Ha subito varie modifiche nel corso degli anni perché risultava fortemente limitante per le coppie che volessero ricorrervi. Oggi, molti divieti contenuti nella stesura originale della legge non esistono più. Resta, però, ancora vietata la procreazione assistita per le coppie omosessuali, così come le pratiche di maternità surrogata.

In conseguenza all’approvazione della legge n. 306 risulterebbe allora un inasprimento della pena, ma anche un’apertura a diversi dubbi di natura giuridica. La proposta di legge rappresenterebbe infatti un’eccezione al principio di territorialità, disciplinato dall’art. 6 del Codice penale, che punisce secondo la legge italiana chiunque commetta reato nel territorio dello Stato.

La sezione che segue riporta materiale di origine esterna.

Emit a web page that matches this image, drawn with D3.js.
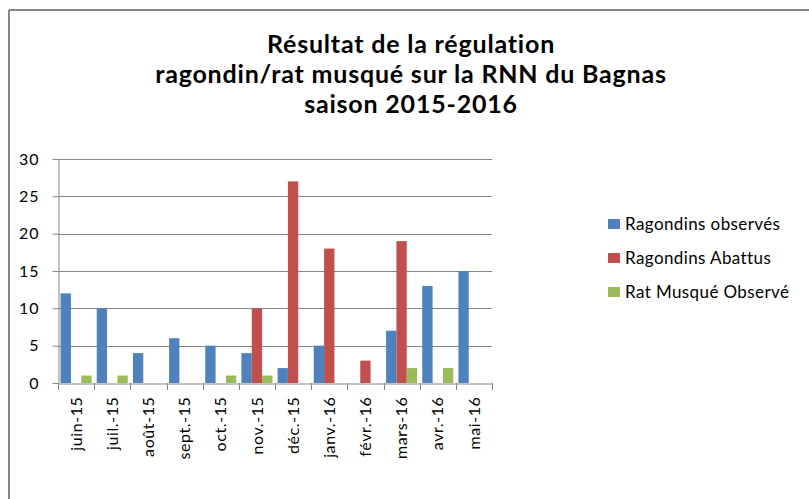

Si scontrerebbe poi con il principio della doppia incriminazione, per cui una condotta punita dalla legge italiana sarebbe perseguibile anche all’estero, a condizione che la stessa sia punita anche ai sensi della legge straniera. Cosa ne è di chi ricorre alla gestazione per altri in Paesi che la ammettono e la regolamentano?  

Chi perde

La pratica della gestazione per altri resta insidiosa e complessa, apre a domande di natura morale, innesca discussioni sul corpo delle donne, la sacralità della gestazione, la mercificazione dei corpi, il desiderio di genitorialità, i limiti etici di utilizzo della scienza. La questione è complessa al punto che anche dentro al movimento femminista si levano insieme voci favorevoli e convintamente contrarie. In questi giorni, infatti, molte associazioni femministe hanno sostenuto la proposta di legge del Governo Meloni.

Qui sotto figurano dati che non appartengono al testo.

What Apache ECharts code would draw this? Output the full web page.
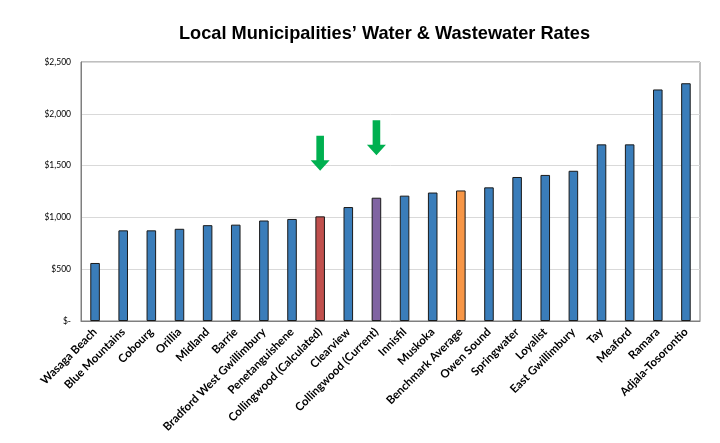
<!DOCTYPE html>
<html>
<head>
<meta charset="utf-8">
<script src="https://cdn.jsdelivr.net/npm/echarts@6/dist/echarts.min.js"></script>
<style>
  html, body { margin: 0; padding: 0; background: #fff; }
  #chart { width: 720px; height: 443px; }
</style>
</head>
<body>
<div id="chart"></div>
<script>
// municipalities, sorted by annual rate
var categories = ['Wasaga Beach', 'Blue Mountains', 'Cobourg', 'Orillia', 'Midland', 'Barrie',
  'Bradford West Gwillimbury', 'Penetanguishene', 'Collingwood (Calculated)', 'Clearview',
  'Collingwood (Current)', 'Innisfil', 'Muskoka', 'Benchmark Average', 'Owen Sound',
  'Springwater', 'Loyalist', 'East Gwillimbury', 'Tay', 'Meaford', 'Ramara', 'Adjala-Tosorontio'];
var rates = [560, 875, 875, 890, 925, 930, 970, 985, 1010, 1100, 1190, 1210, 1240, 1260, 1290,
  1390, 1410, 1450, 1705, 1705, 2235, 2295];
var yTicks = [0, 500, 1000, 1500, 2000, 2500];
// green arrows pointing at the two Collingwood bars (tip value)
var arrowCats = ['Collingwood (Calculated)', 'Collingwood (Current)'];
var arrowTips = [1450, 1600];

var chart = echarts.init(document.getElementById('chart'));

var specialColor = {
  'Collingwood (Calculated)': '#C0504D',
  'Collingwood (Current)': '#8064A2',
  'Benchmark Average': '#F79646'
};

var barData = categories.map(function (c, i) {
  return {
    value: rates[i],
    itemStyle: { color: specialColor[c] || '#3A7DBA' }
  };
});

var option = {
  backgroundColor: '#fff',
  title: {
    text: 'Local Municipalities\u2019 Water & Wastewater Rates',
    left: 174,
    top: 20,
    textStyle: { fontFamily: 'Liberation Sans', fontWeight: 'bold', fontSize: 18.2, color: '#000' }
  },
  grid: {
    left: 81, right: 20, top: 62, bottom: 122,
    show: true, borderColor: '#7f7f7f', borderWidth: 1
  },
  xAxis: {
    type: 'category',
    data: categories,
    axisTick: { show: false },
    axisLine: { lineStyle: { color: '#7f7f7f' } },
    axisLabel: {
      interval: 0, rotate: 45, margin: 9,
      fontFamily: 'Lato', fontWeight: 'bold', fontSize: 11.5, color: '#000'
    }
  },
  yAxis: {
    type: 'value',
    min: yTicks[0], max: yTicks[yTicks.length - 1], interval: 500,
    axisLine: { show: true, lineStyle: { color: '#7f7f7f' } },
    axisTick: { show: false },
    splitLine: { lineStyle: { color: '#d9d9d9' } },
    axisLabel: {
      fontFamily: 'Lato', fontSize: 8.5, color: '#000', margin: 10,
      formatter: function (v) { return v === 0 ? '$-' : '$' + v.toLocaleString('en-US'); }
    }
  },
  series: [{
    type: 'bar',
    data: barData,
    barWidth: '34%',
    itemStyle: { borderColor: '#1a1a1a', borderWidth: 1 },
    markPoint: {
      symbol: 'path://M3,0 L7,0 L7,7 L10,7 L5,10 L0,7 L3,7 Z',
      symbolSize: [19, 35],
      symbolOffset: [0, '-50%'],
      itemStyle: { color: '#00B050' },
      label: { show: false },
      data: arrowCats.map(function (c, i) { return { coord: [c, arrowTips[i]] }; })
    }
  }]
};

chart.setOption(option);
</script>
</body>
</html>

Ad ogni modo, l’approvazione della legge sortirebbe, tra gli effetti, quello di peggiorare le condizioni dei minori già nati attraverso la pratica della Gpa. La legge n. 306, se approvata, condurrebbe alla precarizzazione della loro condizione esistenziale, una condizione già precaria, soprattutto nel caso dei figli adottati da famiglie omogenitoriali.

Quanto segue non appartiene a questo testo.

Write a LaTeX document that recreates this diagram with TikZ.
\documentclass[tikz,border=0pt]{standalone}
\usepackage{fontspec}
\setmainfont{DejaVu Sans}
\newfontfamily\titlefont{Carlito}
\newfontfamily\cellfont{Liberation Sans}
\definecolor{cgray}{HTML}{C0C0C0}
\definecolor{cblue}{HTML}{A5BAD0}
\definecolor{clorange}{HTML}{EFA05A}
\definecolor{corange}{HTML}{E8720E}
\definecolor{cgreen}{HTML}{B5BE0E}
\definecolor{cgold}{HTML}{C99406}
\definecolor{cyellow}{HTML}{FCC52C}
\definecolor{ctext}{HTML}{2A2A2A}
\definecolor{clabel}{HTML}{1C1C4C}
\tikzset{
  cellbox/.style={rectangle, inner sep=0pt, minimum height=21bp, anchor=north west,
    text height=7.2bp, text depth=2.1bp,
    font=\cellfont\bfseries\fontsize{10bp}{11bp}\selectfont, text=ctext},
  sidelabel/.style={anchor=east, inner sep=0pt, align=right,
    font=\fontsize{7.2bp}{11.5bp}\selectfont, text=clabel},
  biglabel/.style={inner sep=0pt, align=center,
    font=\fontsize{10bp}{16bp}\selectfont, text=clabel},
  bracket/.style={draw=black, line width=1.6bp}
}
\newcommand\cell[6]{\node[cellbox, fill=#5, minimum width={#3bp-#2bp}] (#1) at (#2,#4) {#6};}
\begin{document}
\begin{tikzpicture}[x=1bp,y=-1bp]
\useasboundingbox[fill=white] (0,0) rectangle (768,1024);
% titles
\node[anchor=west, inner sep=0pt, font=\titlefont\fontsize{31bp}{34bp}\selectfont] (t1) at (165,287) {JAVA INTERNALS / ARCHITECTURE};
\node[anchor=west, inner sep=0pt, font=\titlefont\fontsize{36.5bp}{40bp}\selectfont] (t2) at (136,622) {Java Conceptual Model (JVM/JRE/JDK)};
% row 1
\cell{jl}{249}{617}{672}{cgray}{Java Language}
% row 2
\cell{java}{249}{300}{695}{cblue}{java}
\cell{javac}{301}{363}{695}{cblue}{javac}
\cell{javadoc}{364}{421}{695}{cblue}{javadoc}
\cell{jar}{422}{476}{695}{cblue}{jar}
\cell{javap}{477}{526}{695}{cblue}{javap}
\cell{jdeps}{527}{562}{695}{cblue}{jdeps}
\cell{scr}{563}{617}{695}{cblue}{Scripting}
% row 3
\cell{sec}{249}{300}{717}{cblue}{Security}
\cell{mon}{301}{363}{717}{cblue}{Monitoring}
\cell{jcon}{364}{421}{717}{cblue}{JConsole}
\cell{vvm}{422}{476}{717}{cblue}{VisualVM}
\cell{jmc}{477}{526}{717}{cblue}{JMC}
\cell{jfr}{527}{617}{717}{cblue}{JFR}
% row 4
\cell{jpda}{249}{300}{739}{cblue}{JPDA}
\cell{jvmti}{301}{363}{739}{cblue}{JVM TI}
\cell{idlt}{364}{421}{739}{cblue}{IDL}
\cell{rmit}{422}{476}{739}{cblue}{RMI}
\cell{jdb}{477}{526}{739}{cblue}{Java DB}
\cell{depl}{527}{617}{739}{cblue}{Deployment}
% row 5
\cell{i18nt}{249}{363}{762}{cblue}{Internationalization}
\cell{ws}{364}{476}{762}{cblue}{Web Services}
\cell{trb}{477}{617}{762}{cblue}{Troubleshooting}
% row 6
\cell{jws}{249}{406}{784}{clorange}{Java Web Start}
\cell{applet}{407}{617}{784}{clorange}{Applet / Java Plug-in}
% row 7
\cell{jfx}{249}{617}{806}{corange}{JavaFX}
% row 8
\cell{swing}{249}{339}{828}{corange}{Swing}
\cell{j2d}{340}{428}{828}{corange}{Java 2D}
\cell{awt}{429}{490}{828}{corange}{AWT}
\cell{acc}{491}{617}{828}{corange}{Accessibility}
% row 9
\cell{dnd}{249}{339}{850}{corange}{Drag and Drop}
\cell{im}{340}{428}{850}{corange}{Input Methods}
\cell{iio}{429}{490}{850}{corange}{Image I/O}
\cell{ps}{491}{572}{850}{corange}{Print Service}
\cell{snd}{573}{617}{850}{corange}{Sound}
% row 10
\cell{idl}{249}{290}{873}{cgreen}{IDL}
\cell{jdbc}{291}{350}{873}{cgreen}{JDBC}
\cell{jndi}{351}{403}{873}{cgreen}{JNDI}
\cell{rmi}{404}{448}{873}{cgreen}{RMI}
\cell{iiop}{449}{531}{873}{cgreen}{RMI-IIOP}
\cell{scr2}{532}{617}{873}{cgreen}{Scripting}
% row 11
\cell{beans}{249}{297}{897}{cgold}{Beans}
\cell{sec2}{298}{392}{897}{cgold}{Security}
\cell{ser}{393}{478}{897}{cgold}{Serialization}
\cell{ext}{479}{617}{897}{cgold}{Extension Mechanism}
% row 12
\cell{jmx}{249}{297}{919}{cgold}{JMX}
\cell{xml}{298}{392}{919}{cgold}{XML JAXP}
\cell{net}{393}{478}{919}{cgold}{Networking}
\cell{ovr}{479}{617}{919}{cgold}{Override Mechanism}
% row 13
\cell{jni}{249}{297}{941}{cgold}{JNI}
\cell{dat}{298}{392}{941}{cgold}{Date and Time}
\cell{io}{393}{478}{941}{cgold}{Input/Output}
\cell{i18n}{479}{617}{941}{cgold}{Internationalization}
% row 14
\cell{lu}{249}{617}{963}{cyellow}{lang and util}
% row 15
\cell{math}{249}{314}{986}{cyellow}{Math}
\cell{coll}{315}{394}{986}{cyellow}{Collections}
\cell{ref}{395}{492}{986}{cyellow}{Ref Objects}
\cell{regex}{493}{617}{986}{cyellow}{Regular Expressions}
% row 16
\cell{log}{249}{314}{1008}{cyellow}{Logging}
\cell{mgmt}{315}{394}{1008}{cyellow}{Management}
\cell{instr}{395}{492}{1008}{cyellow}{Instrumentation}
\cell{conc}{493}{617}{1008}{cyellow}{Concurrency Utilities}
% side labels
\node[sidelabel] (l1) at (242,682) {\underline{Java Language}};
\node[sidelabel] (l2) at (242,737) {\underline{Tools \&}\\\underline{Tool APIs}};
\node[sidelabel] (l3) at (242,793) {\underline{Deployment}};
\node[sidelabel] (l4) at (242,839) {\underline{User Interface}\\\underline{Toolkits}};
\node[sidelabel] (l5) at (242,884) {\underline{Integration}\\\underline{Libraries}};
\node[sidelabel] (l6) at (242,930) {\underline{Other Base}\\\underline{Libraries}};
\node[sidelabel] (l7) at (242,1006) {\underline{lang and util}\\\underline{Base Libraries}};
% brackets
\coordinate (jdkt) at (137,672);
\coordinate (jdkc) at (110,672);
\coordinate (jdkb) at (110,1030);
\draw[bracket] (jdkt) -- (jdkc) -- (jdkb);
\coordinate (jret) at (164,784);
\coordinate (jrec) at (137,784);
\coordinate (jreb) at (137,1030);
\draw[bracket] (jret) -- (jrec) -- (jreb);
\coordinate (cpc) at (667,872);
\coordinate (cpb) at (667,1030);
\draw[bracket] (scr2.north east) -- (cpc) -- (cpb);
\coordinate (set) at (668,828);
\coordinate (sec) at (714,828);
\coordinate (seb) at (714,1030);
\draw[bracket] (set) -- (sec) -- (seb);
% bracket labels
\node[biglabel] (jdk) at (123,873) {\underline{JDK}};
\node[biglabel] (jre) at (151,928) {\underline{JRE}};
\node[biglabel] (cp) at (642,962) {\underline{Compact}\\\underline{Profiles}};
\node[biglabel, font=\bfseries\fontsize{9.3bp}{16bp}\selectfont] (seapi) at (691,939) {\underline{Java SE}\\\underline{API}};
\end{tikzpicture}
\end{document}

Già con una circolare del 19 gennaio, il Ministero dell’Interno ricordava che la Cassazione aveva indicato lo stop alle trascrizioni dei certificati dei figli di due padri nati all’estero con maternità surrogata. Conseguiva l’azione della prefettura di Milano che chiedeva al sindaco della città, Beppe Sala, di interrompere il riconoscimento alla nascita dei figli delle coppie Lgbt.

L’impressione è che il governo Meloni, quando impegnato a combattere pratiche come quella della surrogazione di maternità, abbia in mente precisi segmenti sociali, minoritari e discriminati, contro cui voglia più forte concretizzare il disaccordo: tutta la comunità lgbtq+.

È notizia di questi giorni di giugno, infatti, mese dedicato ai diritti lgbtq+, cosiddetto Pride Month, che la Regione Lazio abbia revocato il patrocinio al Roma Pride perché la giunta regionale non intende sostenere manifestazioni che promuovano “la pratica dell’utero in affitto”.